On November 3, 1960, five days before John F. Kennedy defeated Richard Nixon for the presidency by less than one percent of the popular vote, Norman Mailer wrote to Kennedy’s wife Jacqueline. He was replying to her letter thanking him for his extraordinarily favorable report on her husband’s campaign, an essay (published in Esquire magazine three weeks before the election) titled “Superman Comes to the Supermarket.”
In the Mailer Archive at the Harry Ransom Center of the University of Texas, there are 222 boxes of his correspondence, each holding about 190 letters, or a total of 42,000 letters. They run from the late 1930s to about 2005, about 70-years worth. It is one of the largest major author correspondence collections in the world. The letters vary in length, of course, running from one sentence to 4,000 words. On average, they are about 500 words in length and so the total runs to 20 millions of words. It took me five years to read them all once and to read 3,500 of them four or more times.

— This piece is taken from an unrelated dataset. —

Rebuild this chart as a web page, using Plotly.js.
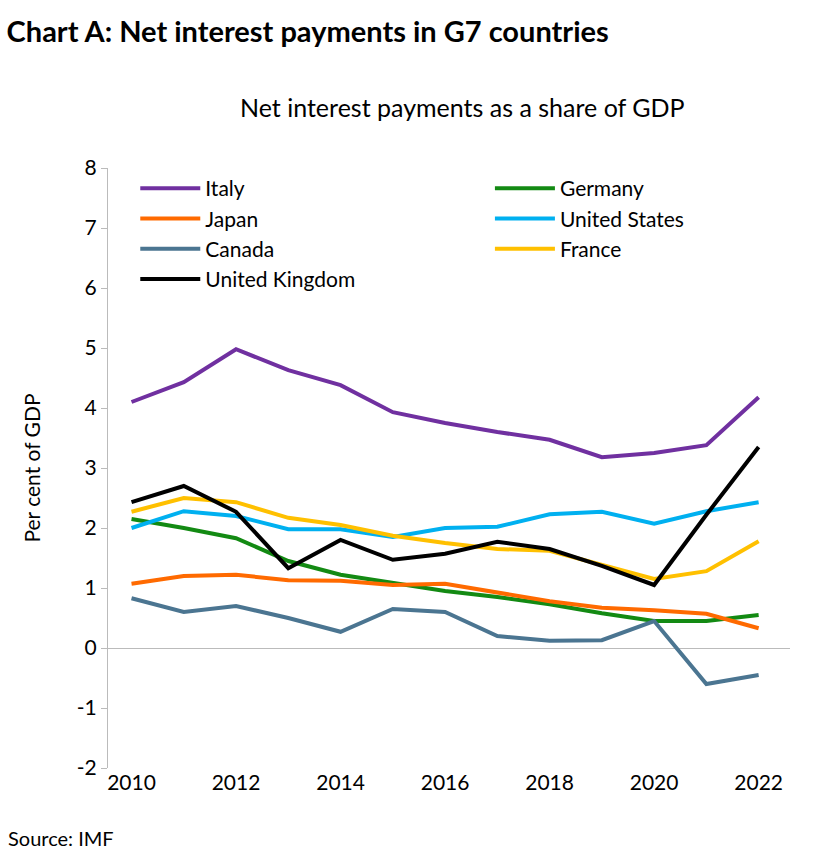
<!DOCTYPE html>
<html>
<head>
<script src="https://cdn.plot.ly/plotly-3.0.1.min.js"></script>
<style>body{margin:0;background:#fff}</style>
</head>
<body>
<div id="chart" style="width:826px;height:859px"></div>
<script>
var years = [2010,2011,2012,2013,2014,2015,2016,2017,2018,2019,2020,2021,2022]
var italy = [4.1,4.43,4.98,4.63,4.38,3.93,3.75,3.6,3.47,3.18,3.25,3.38,4.18]
var germany = [2.15,2.0,1.83,1.45,1.22,1.08,0.95,0.85,0.73,0.58,0.45,0.45,0.55]
var japan = [1.07,1.2,1.22,1.13,1.12,1.05,1.07,0.92,0.78,0.67,0.63,0.57,0.33]
var us = [2.0,2.28,2.2,1.98,1.98,1.85,2.0,2.02,2.23,2.27,2.07,2.28,2.43]
var canada = [0.83,0.6,0.7,0.5,0.27,0.65,0.6,0.2,0.12,0.13,0.45,-0.6,-0.45]
var france = [2.27,2.5,2.43,2.17,2.05,1.87,1.75,1.65,1.62,1.38,1.15,1.28,1.78]
var uk = [2.43,2.7,2.27,1.33,1.8,1.47,1.57,1.77,1.65,1.37,1.05,2.22,3.35]
var yTicks = [-2,-1,0,1,2,3,4,5,6,7,8]

// name, values, colour, legend column
var series = [
    ['Germany', germany, '#138a13', 'legend2'],
    ['Japan', japan, '#ff6a00', 'legend'],
    ['United States', us, '#00b0f0', 'legend2'],
    ['Canada', canada, '#4b7591', 'legend'],
    ['France', france, '#ffc000', 'legend2'],
    ['Italy', italy, '#7030a0', 'legend'],
    ['United Kingdom', uk, '#000000', 'legend']
]
var rank = { 'Italy': 1, 'Japan': 2, 'Canada': 3, 'United Kingdom': 4, 'Germany': 1, 'United States': 2, 'France': 3 }
var data = []
for (var i = 0; i < series.length; i++) {
    data.push({
        name: series[i][0],
        x: years,
        y: series[i][1],
        mode: 'lines',
        legend: series[i][3],
        legendrank: rank[series[i][0]],
        line: { color: series[i][2], width: 4 }
    })
}

var legendStyle = {
    yanchor: 'top', xanchor: 'left', y: 1.0, font: { size: 21 },
    itemwidth: 60, tracegroupgap: 0, bgcolor: 'rgba(0,0,0,0)', traceorder: 'normal'
}

var layout = {
    width: 826, height: 859,
    font: { family: 'Lato, sans-serif', size: 20, color: '#000' },
    margin: { l: 108, r: 36, t: 168, b: 91 },
    showlegend: true,
    title: {
        text: '<b>Chart A: Net interest payments in G7 countries</b>',
        xref: 'container', yref: 'container', x: 0.008, xanchor: 'left',
        y: 0.975, yanchor: 'top', font: { size: 29 }
    },
    legend: Object.assign({ x: 0.04 }, legendStyle),
    legend2: Object.assign({ x: 0.56 }, legendStyle),
    xaxis: {
        range: [2009.55, 2022.6], tickvals: [2010,2012,2014,2016,2018,2020,2022],
        showgrid: false, zeroline: false, showline: false, ticks: '',
        tickfont: { size: 21 }
    },
    yaxis: {
        range: [-2, 8], tickvals: yTicks, ticktext: yTicks.map(String),
        showgrid: false, zeroline: true,
        zerolinecolor: '#bbb', zerolinewidth: 1,
        showline: true, linecolor: '#bbb', ticks: 'outside', ticklen: 6,
        tickcolor: '#bbb', tickfont: { size: 21 },
        title: { text: 'Per cent of GDP', font: { size: 21 }, standoff: 30 }
    },
    annotations: [
        { text: 'Net interest payments as a share of GDP', xref: 'paper', yref: 'paper',
          x: 0.52, y: 1.13, showarrow: false, font: { size: 25 } },
        { text: 'Source: IMF', xref: 'paper', yref: 'paper',
          x: -0.15, y: -0.14, xanchor: 'left', showarrow: false, font: { size: 20 } }
    ]
}

Plotly.newPlot('chart', data, layout, { displayModeBar: false })
</script>
</body>
</html>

In 1948, a 25-year-old World War II veteran leaped into prominence with a number one best-selling novel about his combat experience in the Pacific, The Naked and the Dead. Over the next 60 years he wrote across a range of genres: biography and memoir, a column in the Village Voice, crime and sports narratives, poetry and short stories, several film scripts, and ten more novels of astounding variety.